Those were my thoughts too. Made the people seem more real and able to relate to them better.


----------



## stevelee (Oct 27, 2017)

The Wikipedia article https://en.wikipedia.org/wiki/Kodachrome is worth reading. Almost halfway down the page is a section called "Archival stability" that suggests why Kodachrome slides taken after 1938 have such a long life during storage in the dark.

The next section suggests that a 35mm Kodachrome slide has about 140 megapixels of resolution and reasons that scanning the slides presents difficulties.


----------



## Talys (Oct 28, 2017)

Very cool photos! Color on some of them is amazing, considering the time.


----------



## mb66energy (Oct 28, 2017)

Mt Spokane Photography said:


> I tended to use Kodachrome during the 1960s, and into the 1970's because I liked slides. I also used color print film, and even developed my own monochrome film. At that time, I never realized that the color print film would fade away, and color Polaroid prints would also vaporize, leaving my Kodachrome Afgachrome, and monochrome film and Polaroid in good shape. I never liked the Afga film, it was usually ASA 10 or even 5 and good exposures eluded me. Virtually all of my slides were ASA 25 Kodachrome.

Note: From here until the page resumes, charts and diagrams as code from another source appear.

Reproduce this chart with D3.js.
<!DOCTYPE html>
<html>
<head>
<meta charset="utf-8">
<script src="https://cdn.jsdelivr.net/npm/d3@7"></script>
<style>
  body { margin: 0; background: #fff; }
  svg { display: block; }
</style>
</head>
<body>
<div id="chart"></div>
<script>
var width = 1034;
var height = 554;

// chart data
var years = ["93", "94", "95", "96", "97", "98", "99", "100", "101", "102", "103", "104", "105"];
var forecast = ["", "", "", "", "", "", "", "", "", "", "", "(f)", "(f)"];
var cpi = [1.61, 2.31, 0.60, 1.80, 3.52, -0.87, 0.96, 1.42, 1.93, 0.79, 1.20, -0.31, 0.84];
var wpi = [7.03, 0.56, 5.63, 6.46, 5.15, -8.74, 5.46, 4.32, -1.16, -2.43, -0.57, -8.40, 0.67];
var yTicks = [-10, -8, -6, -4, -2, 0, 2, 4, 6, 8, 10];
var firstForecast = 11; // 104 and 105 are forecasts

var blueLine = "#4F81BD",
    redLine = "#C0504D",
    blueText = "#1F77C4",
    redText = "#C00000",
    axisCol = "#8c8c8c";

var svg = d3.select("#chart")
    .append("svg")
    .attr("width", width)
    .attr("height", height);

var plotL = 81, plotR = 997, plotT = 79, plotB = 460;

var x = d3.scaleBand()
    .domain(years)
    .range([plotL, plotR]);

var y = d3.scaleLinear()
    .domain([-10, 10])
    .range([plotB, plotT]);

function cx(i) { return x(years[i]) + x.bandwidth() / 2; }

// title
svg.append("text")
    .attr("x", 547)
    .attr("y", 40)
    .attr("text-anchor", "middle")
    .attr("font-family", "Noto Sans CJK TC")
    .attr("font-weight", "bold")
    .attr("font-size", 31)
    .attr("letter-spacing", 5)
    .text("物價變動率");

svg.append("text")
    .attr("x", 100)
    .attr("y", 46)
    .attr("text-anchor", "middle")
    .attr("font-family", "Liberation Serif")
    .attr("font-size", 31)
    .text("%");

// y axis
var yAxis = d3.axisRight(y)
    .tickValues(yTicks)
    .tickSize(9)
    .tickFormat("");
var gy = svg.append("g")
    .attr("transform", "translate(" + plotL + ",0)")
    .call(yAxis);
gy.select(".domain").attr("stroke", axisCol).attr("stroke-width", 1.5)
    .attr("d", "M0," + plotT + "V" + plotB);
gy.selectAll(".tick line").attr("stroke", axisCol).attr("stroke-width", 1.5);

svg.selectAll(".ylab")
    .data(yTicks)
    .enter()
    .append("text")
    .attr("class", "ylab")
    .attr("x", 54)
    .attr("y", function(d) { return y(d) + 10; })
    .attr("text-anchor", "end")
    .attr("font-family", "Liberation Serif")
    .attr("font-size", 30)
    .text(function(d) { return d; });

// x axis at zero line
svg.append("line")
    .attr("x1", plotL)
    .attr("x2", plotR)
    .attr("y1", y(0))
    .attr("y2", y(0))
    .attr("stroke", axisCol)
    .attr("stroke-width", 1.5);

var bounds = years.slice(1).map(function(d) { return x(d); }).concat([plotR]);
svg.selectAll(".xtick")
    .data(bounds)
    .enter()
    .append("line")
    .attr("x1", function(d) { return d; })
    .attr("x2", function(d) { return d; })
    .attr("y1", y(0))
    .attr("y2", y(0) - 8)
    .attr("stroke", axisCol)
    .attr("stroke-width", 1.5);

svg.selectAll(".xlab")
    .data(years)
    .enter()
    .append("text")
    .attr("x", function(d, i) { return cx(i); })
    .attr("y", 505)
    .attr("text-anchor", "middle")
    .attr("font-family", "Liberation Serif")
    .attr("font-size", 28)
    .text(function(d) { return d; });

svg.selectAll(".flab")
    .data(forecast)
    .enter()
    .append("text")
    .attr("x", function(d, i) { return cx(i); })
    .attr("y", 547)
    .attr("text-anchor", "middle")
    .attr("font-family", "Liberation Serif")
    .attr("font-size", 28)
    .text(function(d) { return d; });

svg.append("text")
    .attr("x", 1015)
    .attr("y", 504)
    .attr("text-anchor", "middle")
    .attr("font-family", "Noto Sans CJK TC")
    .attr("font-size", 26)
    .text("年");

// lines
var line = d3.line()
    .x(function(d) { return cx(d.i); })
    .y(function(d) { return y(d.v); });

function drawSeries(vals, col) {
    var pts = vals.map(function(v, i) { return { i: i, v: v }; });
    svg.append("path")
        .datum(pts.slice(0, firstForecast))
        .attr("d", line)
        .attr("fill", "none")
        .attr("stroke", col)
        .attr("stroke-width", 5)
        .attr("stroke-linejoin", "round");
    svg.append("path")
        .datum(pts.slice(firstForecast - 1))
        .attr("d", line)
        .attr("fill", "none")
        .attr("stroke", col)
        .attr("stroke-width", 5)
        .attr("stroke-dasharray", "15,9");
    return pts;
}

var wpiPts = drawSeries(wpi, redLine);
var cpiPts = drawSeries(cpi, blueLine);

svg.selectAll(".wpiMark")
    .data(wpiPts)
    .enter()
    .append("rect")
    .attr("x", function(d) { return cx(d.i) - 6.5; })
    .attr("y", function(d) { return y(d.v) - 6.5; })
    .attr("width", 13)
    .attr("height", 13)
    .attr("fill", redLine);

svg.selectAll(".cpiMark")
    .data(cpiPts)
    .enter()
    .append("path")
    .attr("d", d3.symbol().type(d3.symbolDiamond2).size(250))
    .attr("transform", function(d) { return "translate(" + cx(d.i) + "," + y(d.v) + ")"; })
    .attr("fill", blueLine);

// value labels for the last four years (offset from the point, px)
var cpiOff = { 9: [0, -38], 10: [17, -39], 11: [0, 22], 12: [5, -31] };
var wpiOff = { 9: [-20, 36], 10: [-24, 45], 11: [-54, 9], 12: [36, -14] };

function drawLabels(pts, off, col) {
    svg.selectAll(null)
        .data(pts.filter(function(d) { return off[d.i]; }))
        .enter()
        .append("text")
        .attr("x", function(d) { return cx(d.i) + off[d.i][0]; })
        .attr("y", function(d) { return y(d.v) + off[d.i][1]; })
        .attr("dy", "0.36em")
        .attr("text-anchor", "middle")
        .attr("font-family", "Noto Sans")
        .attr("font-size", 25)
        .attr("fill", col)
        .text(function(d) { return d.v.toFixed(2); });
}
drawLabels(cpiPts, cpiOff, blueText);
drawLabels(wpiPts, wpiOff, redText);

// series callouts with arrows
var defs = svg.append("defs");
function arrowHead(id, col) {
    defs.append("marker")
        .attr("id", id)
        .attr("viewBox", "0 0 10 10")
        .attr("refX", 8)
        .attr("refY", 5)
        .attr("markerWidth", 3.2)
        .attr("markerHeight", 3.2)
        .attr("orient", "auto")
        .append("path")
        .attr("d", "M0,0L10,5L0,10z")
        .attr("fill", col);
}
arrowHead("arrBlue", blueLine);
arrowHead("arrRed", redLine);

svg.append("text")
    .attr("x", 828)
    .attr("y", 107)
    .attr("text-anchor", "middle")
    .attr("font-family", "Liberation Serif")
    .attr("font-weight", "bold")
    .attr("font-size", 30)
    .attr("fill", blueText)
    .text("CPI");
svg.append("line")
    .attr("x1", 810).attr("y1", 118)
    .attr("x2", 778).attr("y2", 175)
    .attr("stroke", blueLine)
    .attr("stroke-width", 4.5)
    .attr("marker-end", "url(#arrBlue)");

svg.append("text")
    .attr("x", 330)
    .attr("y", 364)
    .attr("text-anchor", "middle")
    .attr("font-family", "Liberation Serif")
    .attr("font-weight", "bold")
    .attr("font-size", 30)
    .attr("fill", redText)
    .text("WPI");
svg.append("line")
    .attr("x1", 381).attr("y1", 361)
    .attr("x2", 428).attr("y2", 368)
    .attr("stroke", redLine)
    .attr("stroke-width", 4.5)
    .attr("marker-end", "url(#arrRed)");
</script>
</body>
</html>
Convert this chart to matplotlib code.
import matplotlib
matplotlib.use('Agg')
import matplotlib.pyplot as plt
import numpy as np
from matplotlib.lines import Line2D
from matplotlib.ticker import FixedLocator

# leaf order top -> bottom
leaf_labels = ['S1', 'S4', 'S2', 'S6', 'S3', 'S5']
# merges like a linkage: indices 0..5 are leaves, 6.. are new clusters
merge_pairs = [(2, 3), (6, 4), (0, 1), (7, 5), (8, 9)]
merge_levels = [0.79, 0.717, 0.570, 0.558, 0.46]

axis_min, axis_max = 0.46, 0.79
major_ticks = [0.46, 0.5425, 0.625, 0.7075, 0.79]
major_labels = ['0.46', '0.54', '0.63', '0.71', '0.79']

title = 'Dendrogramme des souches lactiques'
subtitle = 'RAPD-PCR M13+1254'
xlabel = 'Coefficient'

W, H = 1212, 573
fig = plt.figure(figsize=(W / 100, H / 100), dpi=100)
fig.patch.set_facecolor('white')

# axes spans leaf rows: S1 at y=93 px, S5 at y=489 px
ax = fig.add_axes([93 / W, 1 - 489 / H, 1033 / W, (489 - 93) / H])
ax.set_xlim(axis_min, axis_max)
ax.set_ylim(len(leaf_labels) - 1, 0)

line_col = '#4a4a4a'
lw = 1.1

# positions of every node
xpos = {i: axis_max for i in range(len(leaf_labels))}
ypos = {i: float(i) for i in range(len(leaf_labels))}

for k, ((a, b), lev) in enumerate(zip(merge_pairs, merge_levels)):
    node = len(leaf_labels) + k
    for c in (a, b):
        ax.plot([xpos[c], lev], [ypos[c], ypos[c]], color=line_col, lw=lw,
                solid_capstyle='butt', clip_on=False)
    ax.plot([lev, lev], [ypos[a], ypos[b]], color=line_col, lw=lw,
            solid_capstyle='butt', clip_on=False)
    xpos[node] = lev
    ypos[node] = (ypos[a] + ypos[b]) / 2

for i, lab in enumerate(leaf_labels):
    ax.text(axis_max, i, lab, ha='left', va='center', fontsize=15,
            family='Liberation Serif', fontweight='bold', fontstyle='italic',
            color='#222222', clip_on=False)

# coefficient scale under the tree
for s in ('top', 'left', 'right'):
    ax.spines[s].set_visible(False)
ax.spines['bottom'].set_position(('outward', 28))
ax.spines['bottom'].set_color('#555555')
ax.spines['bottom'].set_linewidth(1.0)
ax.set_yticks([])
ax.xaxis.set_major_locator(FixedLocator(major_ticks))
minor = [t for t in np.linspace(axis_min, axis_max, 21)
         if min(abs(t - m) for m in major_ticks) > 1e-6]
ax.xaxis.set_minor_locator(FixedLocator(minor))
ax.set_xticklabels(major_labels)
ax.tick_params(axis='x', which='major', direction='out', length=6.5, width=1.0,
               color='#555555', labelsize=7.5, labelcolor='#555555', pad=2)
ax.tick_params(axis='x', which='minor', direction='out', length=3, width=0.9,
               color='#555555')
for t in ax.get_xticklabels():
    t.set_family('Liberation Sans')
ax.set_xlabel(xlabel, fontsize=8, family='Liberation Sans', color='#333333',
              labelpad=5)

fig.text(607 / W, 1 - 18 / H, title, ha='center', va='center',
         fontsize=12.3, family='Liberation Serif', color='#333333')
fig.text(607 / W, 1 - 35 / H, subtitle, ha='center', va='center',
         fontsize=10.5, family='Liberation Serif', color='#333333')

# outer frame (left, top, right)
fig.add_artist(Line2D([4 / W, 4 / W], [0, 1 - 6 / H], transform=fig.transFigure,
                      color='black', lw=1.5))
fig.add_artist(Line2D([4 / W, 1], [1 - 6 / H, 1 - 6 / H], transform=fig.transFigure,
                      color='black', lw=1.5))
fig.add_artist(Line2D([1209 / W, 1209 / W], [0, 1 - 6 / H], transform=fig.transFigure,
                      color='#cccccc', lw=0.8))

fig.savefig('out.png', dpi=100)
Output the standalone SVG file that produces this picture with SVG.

Kodachrome 25 (less so 64 and 200 variants) was the film I liked most too. At Bonn, Germany I had access to a shop which was connected to the labs in Stuttgart by a professional service: 2..3 workdays for development was great compared to the 14 day standard service via mail.

About the images of WW2:
(1) Thanks for sharing - always interesting do gain new insights from these times.
(2) I always felt WW2 was B/W and wars in fictional movies are in color. But during my time in the (german) army I learned that war is in color. The images from your link show that war happened in color in reality and it let's me hope that the will see a future with less wars ...


----------



## stevelee (Oct 28, 2017)

Agfachrome seemed to me to give cooler results, which I thought suited some subject matter. So I would use an occasional role as an "artistic" choice. I think I used Anscochrome in college because it was a little cheaper, and I liked the results. So in my head at least, it gave the most neutral results. I haven't looked at enough old slides recently to see how well different kinds of slide films have held up. My slides taken in Eastern Europe in 2000 were all on Ektachrome, which was all I could find at the time, both here and in Prague, and the choice was fine with me. The slides I've scanned in from that trip still look pretty good. So far, I just scanned some slides from Helsinki. http://www.stevelee.name/helsinki/index.html The slides look much better than the scans do. I may try redoing those some time, but I will finish the St. Petersburgh, Budapest, and Prague photos first. By that time, I may have more insight into how to get the best scans given my hardware and software.


----------